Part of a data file
———

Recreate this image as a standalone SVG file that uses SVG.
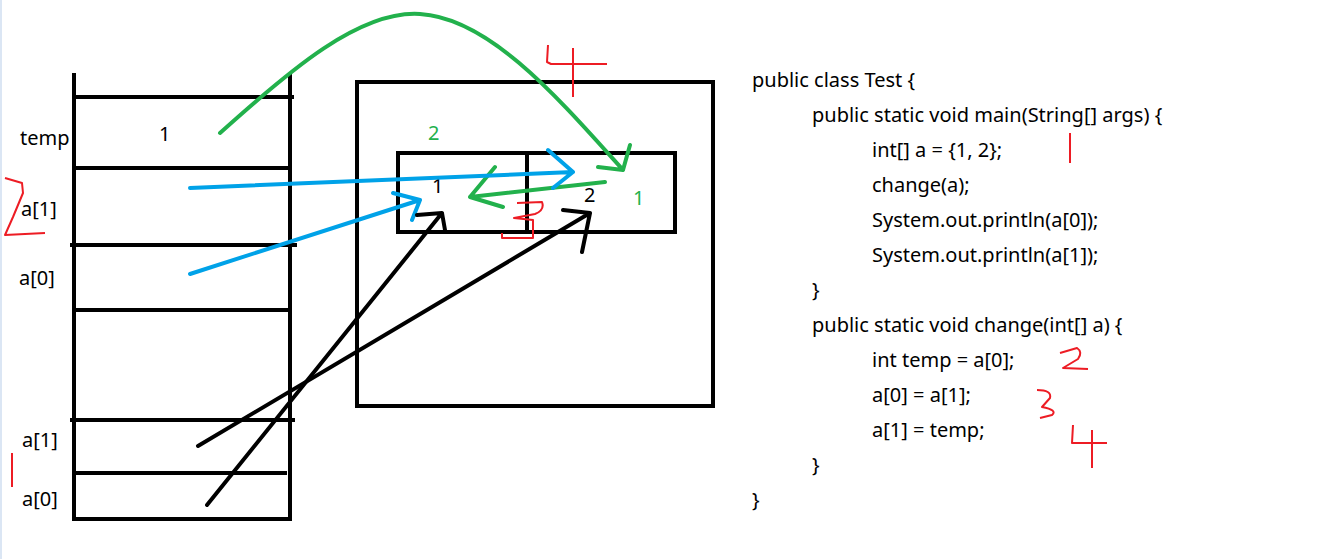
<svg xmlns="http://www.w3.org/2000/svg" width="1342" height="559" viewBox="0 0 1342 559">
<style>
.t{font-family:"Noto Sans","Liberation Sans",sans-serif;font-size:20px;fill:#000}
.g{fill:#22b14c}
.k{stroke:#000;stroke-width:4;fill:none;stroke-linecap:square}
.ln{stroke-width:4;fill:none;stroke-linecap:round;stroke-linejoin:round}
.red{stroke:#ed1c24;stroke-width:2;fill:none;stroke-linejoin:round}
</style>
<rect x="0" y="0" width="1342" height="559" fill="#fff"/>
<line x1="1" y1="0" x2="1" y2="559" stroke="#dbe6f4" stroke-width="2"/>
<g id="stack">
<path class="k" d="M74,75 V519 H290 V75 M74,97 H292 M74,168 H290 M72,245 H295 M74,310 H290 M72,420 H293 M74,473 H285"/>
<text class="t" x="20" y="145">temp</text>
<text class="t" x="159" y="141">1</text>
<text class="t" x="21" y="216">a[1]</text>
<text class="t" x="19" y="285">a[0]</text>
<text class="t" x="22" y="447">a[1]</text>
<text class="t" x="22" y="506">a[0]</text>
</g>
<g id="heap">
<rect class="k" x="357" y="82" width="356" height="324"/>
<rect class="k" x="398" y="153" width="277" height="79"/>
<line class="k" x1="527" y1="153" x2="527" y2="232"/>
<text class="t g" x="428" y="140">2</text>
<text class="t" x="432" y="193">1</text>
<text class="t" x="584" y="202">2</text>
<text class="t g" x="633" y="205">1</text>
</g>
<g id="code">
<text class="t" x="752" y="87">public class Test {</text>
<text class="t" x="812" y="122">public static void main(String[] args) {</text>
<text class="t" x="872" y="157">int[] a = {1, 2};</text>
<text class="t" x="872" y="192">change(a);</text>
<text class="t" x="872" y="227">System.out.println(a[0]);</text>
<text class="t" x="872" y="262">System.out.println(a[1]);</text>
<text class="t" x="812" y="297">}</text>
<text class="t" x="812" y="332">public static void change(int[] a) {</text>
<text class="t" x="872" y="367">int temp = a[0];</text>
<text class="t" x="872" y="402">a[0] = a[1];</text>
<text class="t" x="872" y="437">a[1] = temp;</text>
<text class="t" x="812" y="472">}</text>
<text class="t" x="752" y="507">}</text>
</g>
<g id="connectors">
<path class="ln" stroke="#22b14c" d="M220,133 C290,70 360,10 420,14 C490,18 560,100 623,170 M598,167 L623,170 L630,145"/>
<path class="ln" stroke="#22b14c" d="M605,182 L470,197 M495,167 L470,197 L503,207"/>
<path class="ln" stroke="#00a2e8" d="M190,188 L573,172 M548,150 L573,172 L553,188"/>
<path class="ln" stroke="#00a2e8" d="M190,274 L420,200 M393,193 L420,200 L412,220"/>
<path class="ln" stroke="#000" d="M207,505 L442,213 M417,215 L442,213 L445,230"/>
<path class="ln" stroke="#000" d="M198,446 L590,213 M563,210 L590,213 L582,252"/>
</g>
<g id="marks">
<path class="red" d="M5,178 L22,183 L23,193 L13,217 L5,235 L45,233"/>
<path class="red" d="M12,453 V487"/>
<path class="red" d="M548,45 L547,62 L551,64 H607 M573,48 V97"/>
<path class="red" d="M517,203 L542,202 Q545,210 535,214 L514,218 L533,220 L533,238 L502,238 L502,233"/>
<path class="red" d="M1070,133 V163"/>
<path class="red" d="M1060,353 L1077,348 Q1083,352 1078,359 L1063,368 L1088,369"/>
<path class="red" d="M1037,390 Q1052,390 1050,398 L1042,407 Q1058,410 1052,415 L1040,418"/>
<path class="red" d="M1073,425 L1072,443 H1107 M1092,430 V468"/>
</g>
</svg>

———

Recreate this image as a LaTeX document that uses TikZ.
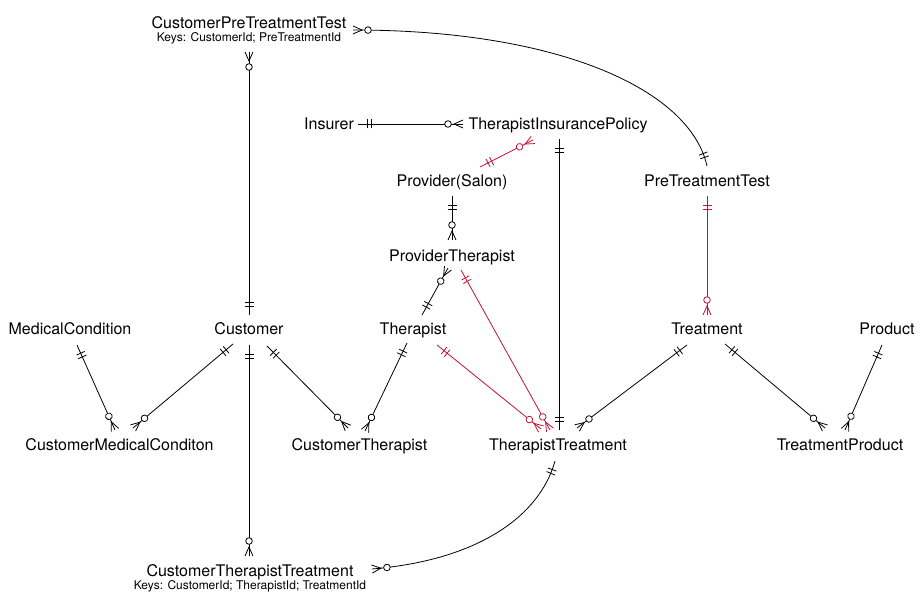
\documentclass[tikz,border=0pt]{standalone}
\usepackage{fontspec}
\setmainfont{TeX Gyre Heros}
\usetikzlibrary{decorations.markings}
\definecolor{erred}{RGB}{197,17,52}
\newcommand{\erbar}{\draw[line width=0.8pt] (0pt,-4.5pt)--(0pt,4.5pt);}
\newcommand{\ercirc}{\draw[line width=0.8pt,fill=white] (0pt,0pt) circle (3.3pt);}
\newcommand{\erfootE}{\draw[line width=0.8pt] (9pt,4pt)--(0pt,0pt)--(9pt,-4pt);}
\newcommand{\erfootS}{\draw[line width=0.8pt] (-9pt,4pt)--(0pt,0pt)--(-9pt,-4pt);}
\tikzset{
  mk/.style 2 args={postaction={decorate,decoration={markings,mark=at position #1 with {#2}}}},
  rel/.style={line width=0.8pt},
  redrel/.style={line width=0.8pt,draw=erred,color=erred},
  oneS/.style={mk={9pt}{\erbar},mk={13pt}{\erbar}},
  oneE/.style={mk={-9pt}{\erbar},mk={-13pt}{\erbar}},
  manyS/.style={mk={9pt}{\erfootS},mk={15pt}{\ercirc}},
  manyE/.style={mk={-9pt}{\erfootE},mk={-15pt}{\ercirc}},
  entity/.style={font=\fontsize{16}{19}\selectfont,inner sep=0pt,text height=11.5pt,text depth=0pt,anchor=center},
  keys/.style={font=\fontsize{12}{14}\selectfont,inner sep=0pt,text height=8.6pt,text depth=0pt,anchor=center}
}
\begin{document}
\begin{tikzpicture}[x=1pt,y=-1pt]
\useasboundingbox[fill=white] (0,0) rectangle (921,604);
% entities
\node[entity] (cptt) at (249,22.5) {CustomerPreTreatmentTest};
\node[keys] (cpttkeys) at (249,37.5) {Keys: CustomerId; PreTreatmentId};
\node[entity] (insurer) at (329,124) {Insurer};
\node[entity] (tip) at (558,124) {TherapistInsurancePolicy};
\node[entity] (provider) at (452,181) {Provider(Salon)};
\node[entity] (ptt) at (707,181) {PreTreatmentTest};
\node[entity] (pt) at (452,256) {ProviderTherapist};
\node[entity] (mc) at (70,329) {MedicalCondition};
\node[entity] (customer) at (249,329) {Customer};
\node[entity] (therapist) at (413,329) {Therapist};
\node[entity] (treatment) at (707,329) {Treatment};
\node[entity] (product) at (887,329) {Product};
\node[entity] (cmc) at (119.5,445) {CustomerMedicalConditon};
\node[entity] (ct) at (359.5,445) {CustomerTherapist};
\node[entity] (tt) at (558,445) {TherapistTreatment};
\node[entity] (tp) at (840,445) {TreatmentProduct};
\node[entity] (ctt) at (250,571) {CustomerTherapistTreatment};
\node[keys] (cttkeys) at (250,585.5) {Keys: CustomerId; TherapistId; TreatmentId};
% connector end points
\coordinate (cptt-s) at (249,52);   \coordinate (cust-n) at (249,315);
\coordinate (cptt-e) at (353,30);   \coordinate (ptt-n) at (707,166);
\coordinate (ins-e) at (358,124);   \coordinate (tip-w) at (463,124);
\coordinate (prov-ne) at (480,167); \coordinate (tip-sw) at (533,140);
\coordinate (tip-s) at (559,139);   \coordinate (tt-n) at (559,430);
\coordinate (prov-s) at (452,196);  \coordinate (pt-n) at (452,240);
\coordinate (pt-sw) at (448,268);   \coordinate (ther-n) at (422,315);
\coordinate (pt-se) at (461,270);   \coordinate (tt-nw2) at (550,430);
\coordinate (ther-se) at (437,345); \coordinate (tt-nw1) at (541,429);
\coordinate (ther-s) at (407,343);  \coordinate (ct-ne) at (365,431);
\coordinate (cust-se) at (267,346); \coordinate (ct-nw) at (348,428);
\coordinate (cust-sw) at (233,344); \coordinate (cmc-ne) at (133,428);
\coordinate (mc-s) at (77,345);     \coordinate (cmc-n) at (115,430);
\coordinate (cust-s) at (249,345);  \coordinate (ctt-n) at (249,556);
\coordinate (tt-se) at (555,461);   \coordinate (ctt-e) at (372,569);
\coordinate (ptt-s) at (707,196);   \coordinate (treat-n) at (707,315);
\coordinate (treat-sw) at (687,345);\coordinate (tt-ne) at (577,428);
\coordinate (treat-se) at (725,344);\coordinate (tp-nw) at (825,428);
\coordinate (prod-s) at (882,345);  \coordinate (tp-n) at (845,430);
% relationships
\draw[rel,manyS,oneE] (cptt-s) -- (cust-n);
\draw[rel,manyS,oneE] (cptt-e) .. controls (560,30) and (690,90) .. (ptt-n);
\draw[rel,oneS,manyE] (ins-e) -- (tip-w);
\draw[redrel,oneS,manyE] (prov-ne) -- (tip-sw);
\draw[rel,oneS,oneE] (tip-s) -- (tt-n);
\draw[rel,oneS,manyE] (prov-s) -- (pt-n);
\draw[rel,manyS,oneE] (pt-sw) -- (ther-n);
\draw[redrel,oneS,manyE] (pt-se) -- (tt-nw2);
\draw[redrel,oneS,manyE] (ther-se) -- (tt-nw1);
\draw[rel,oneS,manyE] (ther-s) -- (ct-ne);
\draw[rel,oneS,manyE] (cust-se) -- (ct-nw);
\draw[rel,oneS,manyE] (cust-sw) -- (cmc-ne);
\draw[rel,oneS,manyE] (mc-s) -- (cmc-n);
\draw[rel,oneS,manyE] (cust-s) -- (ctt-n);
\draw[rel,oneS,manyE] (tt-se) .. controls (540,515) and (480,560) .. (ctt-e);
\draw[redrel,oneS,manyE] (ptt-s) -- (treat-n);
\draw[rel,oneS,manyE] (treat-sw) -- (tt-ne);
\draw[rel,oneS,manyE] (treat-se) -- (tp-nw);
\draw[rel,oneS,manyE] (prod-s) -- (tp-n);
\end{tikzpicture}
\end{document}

———

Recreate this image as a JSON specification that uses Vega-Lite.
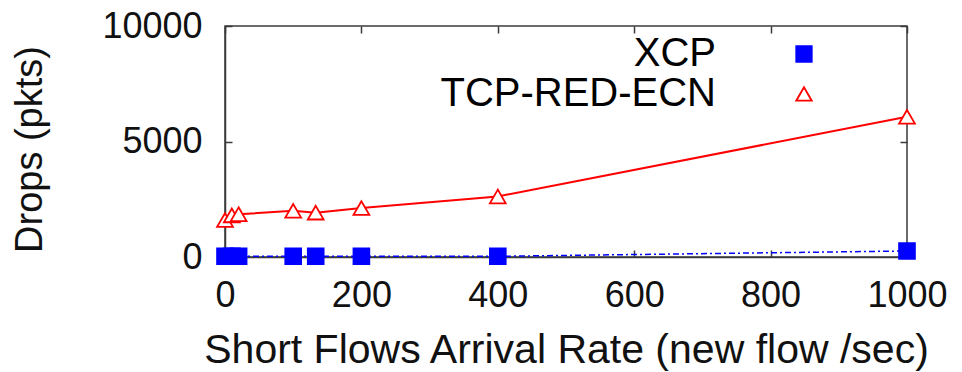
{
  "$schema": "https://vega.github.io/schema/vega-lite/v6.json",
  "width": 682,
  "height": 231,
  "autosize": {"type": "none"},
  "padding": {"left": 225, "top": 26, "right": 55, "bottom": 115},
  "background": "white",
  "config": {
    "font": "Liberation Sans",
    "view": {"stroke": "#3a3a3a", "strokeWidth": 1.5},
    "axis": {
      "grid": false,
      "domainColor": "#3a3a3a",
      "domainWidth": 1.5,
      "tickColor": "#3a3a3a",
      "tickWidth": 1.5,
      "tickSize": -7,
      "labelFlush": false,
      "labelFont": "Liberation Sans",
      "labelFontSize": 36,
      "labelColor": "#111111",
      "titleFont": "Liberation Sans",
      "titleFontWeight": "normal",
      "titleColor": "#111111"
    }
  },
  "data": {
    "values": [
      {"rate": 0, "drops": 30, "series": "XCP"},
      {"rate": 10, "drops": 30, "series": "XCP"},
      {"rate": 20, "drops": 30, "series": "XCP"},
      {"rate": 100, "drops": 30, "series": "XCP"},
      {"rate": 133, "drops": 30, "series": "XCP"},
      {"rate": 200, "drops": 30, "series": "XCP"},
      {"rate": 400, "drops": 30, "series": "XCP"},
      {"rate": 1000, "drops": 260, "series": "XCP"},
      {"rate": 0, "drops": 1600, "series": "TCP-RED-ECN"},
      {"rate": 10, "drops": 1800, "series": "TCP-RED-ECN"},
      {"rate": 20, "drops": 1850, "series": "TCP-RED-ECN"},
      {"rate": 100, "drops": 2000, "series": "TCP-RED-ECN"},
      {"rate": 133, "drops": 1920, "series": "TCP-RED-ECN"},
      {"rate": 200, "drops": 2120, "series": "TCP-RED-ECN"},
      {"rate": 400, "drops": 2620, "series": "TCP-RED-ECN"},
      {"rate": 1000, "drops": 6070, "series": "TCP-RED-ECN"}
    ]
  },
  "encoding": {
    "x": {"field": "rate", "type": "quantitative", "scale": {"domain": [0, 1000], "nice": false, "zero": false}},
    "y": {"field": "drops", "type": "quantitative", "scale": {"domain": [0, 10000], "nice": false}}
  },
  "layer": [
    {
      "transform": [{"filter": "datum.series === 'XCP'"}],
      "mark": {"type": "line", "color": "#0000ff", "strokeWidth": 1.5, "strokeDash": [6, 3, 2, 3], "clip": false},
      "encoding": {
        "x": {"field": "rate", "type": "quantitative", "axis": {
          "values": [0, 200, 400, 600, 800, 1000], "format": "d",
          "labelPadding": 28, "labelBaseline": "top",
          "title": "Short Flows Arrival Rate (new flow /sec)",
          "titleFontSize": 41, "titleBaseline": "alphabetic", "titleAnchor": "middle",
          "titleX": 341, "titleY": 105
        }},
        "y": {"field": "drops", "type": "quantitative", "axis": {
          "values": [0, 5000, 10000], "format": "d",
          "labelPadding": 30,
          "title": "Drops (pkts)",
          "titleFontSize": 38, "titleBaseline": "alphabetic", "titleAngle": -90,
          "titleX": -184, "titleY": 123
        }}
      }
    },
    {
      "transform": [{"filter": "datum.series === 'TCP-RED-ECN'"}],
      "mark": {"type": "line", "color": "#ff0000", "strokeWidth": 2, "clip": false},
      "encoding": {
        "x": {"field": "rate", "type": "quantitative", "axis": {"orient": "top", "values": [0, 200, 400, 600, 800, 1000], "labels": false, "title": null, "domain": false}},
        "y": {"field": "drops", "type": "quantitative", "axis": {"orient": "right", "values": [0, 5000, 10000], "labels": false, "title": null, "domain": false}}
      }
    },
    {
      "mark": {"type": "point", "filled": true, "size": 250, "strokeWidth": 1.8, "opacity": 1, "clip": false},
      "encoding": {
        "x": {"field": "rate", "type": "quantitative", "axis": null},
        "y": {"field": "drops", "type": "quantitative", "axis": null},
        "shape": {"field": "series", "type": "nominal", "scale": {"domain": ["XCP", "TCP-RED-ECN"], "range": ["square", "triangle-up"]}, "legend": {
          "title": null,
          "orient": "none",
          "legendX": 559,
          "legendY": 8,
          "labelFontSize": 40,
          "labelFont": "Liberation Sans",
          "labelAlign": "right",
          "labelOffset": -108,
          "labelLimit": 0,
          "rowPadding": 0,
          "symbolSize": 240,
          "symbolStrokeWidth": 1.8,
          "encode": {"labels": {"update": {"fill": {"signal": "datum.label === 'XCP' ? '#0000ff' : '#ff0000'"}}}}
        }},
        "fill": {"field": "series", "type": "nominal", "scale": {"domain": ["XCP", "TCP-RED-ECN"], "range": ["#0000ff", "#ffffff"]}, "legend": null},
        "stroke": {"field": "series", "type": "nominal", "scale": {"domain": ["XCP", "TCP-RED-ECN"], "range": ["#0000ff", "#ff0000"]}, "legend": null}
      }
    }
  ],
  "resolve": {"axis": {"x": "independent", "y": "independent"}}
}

———

EXERCISE PROMPT
Extract each line from the entries above that contains the string "image".

OUTPUT BELOW
Recreate this image as a standalone SVG file that uses SVG.
Recreate this image as a LaTeX document that uses TikZ.
Recreate this image as a JSON specification that uses Vega-Lite.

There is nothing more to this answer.